Type Classes and Structures

Behind the scenes, type classes are represented by structures. Defining a class defines a structure, and additionally creates an empty table of instances. Defining an instance creates a value that either has the structure as its type or is a function that can return the structure, and additionally adds an entry to the table. Instance search consists of constructing an instance by consulting the instance tables. Both structures and classes may provide default values for fields (which are default implementations of methods).

Structures and Inheritance

Structures may inherit from other structures. Behind the scenes, a structure that inherits from another structure contains an instance of the original structure as a field. In other words, inheritance is implemented with composition. When multiple inheritance is used, only the unique fields from the additional parent structures are used to avoid a diamond problem, and the functions that would normally extract the parent value are instead organized to construct one. Record dot notation takes structure inheritance into account.

Because type classes are just structures with some additional automation applied, all of these features are available in type classes. Together with default methods, this can be used to create a fine-grained hierarchy of interfaces that nonetheless does not impose a large burden on clients, because the small classes that the large classes inherit from can be automatically implemented.

Applicative Functors

An applicative functor is a functor with two additional operations:

  • pure, which is the same operator as that for Monad
  • seq, which allows a function to be applied in the context of the functor.

While monads can represent arbitrary programs with control flow, applicative functors can only run function arguments from left to right. Because they are less powerful, they provide less control to programs written against the interface, while the implementor of the method has a greater degree of freedom. Some useful types can implement Applicative but not Monad.

In fact, the type classes Functor, Applicative, and Monad form a hierarchy of power. Moving up the hierarchy, from Functor towards Monad, allows more powerful programs to be written, but fewer types implement the more powerful classes. Polymorphic programs should be written to use as weak of an abstraction as possible, while datatypes should be given instances that are as powerful as possible. This maximizes code re-use. The more powerful type classes extend the less powerful ones, which means that an implementation of Monad provides implementations of Functor and Applicative for free.

Each class has a set of methods to be implemented and a corresponding contract that specifies additional rules for the methods. Programs that are written against these interfaces expect that the additional rules are followed, and may be buggy if they are not. The default implementations of Functor's methods in terms of Applicative's, and of Applicative's in terms of Monad's, will obey these rules.

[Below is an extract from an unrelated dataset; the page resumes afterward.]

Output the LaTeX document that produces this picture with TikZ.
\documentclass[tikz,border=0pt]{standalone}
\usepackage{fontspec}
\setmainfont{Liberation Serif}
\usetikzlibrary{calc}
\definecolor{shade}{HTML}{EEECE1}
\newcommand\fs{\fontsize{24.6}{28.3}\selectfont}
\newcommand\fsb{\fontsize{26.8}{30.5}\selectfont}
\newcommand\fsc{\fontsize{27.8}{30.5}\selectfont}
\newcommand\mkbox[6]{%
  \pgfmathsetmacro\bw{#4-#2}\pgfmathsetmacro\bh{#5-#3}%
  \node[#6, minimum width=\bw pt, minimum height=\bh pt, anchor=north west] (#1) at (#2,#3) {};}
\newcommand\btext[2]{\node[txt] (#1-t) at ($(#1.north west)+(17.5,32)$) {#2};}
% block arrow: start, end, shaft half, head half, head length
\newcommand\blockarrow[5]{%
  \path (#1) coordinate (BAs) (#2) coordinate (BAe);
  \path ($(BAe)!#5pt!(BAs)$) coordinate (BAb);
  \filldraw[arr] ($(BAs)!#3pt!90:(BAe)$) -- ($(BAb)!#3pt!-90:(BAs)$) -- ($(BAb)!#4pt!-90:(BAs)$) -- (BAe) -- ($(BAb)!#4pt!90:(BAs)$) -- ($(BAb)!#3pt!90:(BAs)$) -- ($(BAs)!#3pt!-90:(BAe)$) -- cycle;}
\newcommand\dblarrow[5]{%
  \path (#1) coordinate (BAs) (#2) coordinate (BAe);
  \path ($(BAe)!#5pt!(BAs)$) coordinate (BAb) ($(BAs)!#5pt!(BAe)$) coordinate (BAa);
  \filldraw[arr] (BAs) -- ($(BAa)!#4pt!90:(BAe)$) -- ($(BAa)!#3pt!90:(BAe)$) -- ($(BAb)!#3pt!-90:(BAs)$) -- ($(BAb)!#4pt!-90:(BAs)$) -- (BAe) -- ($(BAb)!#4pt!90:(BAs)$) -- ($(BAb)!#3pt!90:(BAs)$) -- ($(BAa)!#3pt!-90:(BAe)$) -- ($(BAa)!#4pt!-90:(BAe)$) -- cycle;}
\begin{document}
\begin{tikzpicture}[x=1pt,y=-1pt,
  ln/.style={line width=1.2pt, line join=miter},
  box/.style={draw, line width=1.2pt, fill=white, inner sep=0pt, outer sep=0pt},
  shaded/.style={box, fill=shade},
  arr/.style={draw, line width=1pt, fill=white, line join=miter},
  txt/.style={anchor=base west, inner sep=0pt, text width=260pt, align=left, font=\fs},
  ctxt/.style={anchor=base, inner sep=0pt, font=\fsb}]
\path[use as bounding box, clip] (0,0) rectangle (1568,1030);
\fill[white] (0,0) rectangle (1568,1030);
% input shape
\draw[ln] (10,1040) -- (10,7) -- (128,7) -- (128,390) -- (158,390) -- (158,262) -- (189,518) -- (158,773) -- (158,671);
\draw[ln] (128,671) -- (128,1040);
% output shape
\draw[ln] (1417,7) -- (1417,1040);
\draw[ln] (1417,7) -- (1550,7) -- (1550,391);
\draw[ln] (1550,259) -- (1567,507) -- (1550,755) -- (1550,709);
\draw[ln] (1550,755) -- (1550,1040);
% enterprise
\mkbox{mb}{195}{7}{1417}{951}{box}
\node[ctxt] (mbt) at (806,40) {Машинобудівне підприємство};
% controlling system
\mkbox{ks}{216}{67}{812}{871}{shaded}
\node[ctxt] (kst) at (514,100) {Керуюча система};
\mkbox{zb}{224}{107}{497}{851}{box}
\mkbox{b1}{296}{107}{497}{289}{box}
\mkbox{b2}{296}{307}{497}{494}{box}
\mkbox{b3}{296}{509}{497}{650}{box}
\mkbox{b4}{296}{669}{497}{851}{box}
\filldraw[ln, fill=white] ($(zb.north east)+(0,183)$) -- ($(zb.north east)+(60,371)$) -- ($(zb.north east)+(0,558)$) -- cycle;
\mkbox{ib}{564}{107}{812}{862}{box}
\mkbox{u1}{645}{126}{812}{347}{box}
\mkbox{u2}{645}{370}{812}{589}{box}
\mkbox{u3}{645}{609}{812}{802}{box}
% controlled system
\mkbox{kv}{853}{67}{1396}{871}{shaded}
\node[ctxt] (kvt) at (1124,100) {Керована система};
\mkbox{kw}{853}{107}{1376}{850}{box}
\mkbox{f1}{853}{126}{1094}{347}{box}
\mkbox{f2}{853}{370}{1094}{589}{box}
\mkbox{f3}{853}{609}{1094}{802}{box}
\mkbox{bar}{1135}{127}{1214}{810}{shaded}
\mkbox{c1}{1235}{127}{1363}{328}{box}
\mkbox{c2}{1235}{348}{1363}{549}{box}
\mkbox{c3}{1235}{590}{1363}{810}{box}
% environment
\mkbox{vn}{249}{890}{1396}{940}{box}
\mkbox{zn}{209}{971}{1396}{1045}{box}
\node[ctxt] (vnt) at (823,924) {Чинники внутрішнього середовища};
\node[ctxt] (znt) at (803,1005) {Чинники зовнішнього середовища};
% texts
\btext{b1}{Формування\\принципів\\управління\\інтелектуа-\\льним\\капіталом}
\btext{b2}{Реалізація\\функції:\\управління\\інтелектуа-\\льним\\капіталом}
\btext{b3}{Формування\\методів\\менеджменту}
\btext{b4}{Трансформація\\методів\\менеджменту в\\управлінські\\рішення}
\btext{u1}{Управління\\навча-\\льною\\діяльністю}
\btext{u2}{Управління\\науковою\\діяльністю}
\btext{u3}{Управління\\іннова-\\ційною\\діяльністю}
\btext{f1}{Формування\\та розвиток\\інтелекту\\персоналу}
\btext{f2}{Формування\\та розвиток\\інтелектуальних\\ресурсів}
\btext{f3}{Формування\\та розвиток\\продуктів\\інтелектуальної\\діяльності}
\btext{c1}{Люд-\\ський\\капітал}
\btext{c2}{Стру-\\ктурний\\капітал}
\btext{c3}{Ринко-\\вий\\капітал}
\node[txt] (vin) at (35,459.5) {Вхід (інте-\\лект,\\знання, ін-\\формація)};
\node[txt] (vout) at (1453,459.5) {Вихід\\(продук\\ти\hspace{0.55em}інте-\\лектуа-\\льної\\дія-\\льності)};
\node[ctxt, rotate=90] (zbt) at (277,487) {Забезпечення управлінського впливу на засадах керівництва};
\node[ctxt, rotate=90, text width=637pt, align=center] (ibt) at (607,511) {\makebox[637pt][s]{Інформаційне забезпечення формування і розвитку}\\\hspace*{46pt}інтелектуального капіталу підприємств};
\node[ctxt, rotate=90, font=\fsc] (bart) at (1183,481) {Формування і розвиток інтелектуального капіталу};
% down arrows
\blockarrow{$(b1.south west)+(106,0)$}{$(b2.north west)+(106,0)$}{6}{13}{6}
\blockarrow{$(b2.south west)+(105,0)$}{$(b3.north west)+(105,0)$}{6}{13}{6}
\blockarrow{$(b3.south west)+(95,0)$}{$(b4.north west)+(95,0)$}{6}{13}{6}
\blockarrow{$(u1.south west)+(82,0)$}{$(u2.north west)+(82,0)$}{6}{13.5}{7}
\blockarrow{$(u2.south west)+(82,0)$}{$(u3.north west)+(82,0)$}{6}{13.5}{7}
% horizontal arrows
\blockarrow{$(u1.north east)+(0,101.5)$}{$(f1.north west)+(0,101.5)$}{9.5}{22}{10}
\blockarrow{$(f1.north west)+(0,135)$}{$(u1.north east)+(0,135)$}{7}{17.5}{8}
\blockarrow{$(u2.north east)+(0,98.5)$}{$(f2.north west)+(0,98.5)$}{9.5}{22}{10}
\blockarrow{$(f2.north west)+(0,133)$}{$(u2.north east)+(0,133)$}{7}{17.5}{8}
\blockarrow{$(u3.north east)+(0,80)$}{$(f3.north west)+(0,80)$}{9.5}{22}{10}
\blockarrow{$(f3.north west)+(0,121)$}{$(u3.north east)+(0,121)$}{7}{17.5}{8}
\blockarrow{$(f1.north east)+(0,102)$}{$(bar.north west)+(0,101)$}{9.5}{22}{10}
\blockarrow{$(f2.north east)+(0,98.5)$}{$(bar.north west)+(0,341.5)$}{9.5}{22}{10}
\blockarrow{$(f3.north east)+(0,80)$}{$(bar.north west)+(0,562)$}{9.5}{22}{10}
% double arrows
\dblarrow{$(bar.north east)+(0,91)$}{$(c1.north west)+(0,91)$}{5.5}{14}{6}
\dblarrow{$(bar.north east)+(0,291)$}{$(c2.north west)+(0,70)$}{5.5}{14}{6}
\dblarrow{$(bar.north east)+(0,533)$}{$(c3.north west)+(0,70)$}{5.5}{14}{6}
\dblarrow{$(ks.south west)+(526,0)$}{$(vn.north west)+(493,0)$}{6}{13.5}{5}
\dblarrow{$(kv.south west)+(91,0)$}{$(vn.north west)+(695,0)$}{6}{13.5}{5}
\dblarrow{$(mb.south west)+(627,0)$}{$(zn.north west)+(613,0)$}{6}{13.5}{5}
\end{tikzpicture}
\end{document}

To allow Lean to be used as both a programming language and a theorem prover, some restrictions on the language are necessary. This includes restrictions on recursive functions that ensure that they all either terminate or are marked as partial and written to return types that are not uninhabited. Additionally, it must be impossible to represent certain kinds of logical paradoxes as types.

One of the restrictions that rules out certain paradoxes is that every type is assigned to a universe. Universes are types such as Prop, Type, Type 1, Type 2, and so forth. These types describe other types—just as 0 and 17 are described by Nat, Nat is itself described by Type, and Type is described by Type 1. The type of functions that take a type as an argument must be a larger universe than the argument's universe.

Because each declared datatype has a universe, writing code that uses types like data would quickly become annoying, requiring each polymorphic type to be copy-pasted to take arguments from Type 1. A feature called universe polymorphism allows Lean programs and datatypes to take universe levels as arguments, just as ordinary polymorphism allows programs to take types as arguments. Generally speaking, Lean libraries should use universe polymorphism when implementing libraries of polymorphic operations.